Once you are transferred to a free node, type

module load RevBayes/xxx

Create a directory

Use the unix mkdir command to create a directory to play in today:

cd ~            # you can omit this if you are already in your home directory
mkdir rblab

Downloading and compiling indelible

We will use the program indelible to simulate trees and data. Start by filling out the web form and downloading the software from the indelible web site.

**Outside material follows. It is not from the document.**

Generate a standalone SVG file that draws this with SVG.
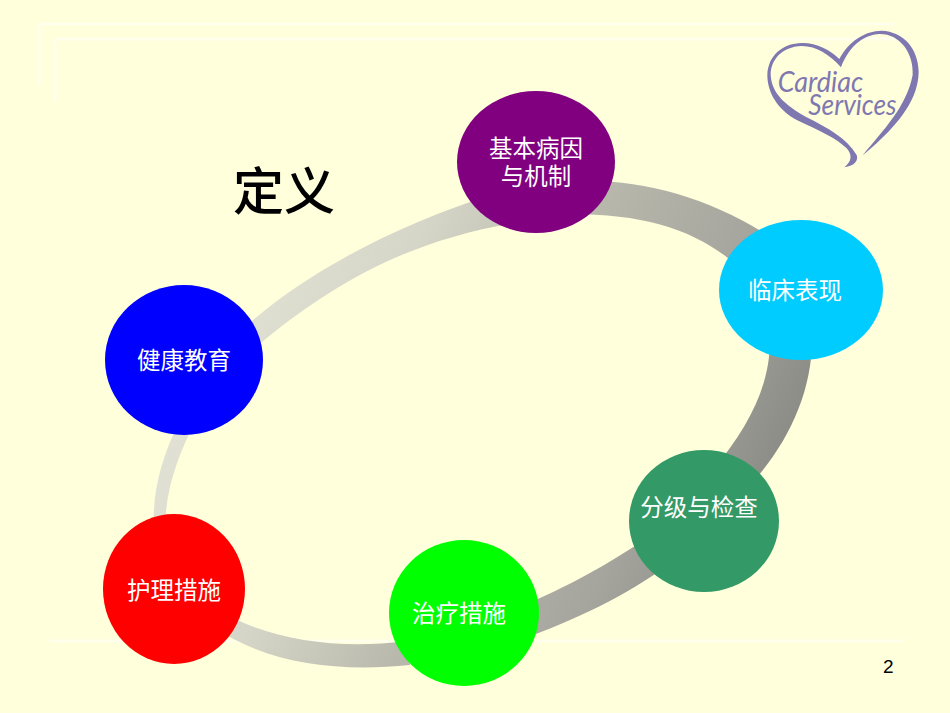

Transfer the INDELibleV1.03.tar.gz file to the Xanadu cluster and unpack it using tar:

tar zxvf INDELibleV1.03.tar.gz

Navigate into the folder INDELibleV1.03/src and enter the following command to compile the program:

g++ -o indelible -O4 indelible.cpp

Once this command has finished, you will find a file named 'indelible' in that same src directory. Move that file to your rblab folder as follows:

cd ~
mv INDELibleV1.03/src/indelible rblab

Simulating and analyzing under the strict clock model

Divergence time analyses are the most tricky type of analysis we will do in this course. That's because the sequences do not contain information about substitution rates or divergence times per se; they contain information about the number of substitutions that have occurred, and the number of substitutions is the product of rate and time. Thus, maximum likelihood methods cannot separate rates from times; this requires a Bayesian approach and considered use of priors, which constrain the range of rate and time scenarios considered plausible.

We will thus start slowly, and we will simulate data so that we know the truth. This will help guide your expectations when conducting divergence time analyses on real data.

Let's simulate data for 10000 sites on a 20-taxon pure birth (Yule) tree using a strict clock. This will allow us to know everything: the birth rate of the tree generating process, and the "clock" rate (i.e. the substitution rate that applies to the entire tree), as well as the model used for simulation.

Creating a control file for indelible

Indelible requires a control file specifying everything it needs to know to perform your simulation.

Create a control file named control.txt with the following contents:

[TYPE] NUCLEOTIDE 1            // simulate nucldeotides using method 1 for indels

[SETTINGS]
  [output]      NEXUS          // output alignment in NEXUS format
  [randomseed]  13579          // the pseudorandom number seed
[MODEL] mymodel
  [submodel]  HKY  5           // HKY model with kappa = 5
  [rates]     0.0 0.5 10       // pinvar. gamma shape, number of categories
  [statefreq] 0.3 0.2 0.3 0.2  // T, C, A, G
  
[TREE] mytree 
  [rooted] 20 3.0 0.0 1.0 2.0  // ntaxa, birth rate, death rate, sampling fraction, clock rate

[PARTITIONS] mypartition 
  [mytree mymodel 10000]       // 10000 sites using mytree and mymodel

[EVOLVE] mypartition 1 strict  // 1 replicate using mypartition saved to file strict_TRUE.nex

These options are explained in the [online indelible manual] and the comments should help you figure out what each command does. The resulting data will be saved in a file named strict_TRUE.nex, with the TRUE indicating that this is the true alignment (which is meaningless in our case because we chose not to add any insertions or deletions).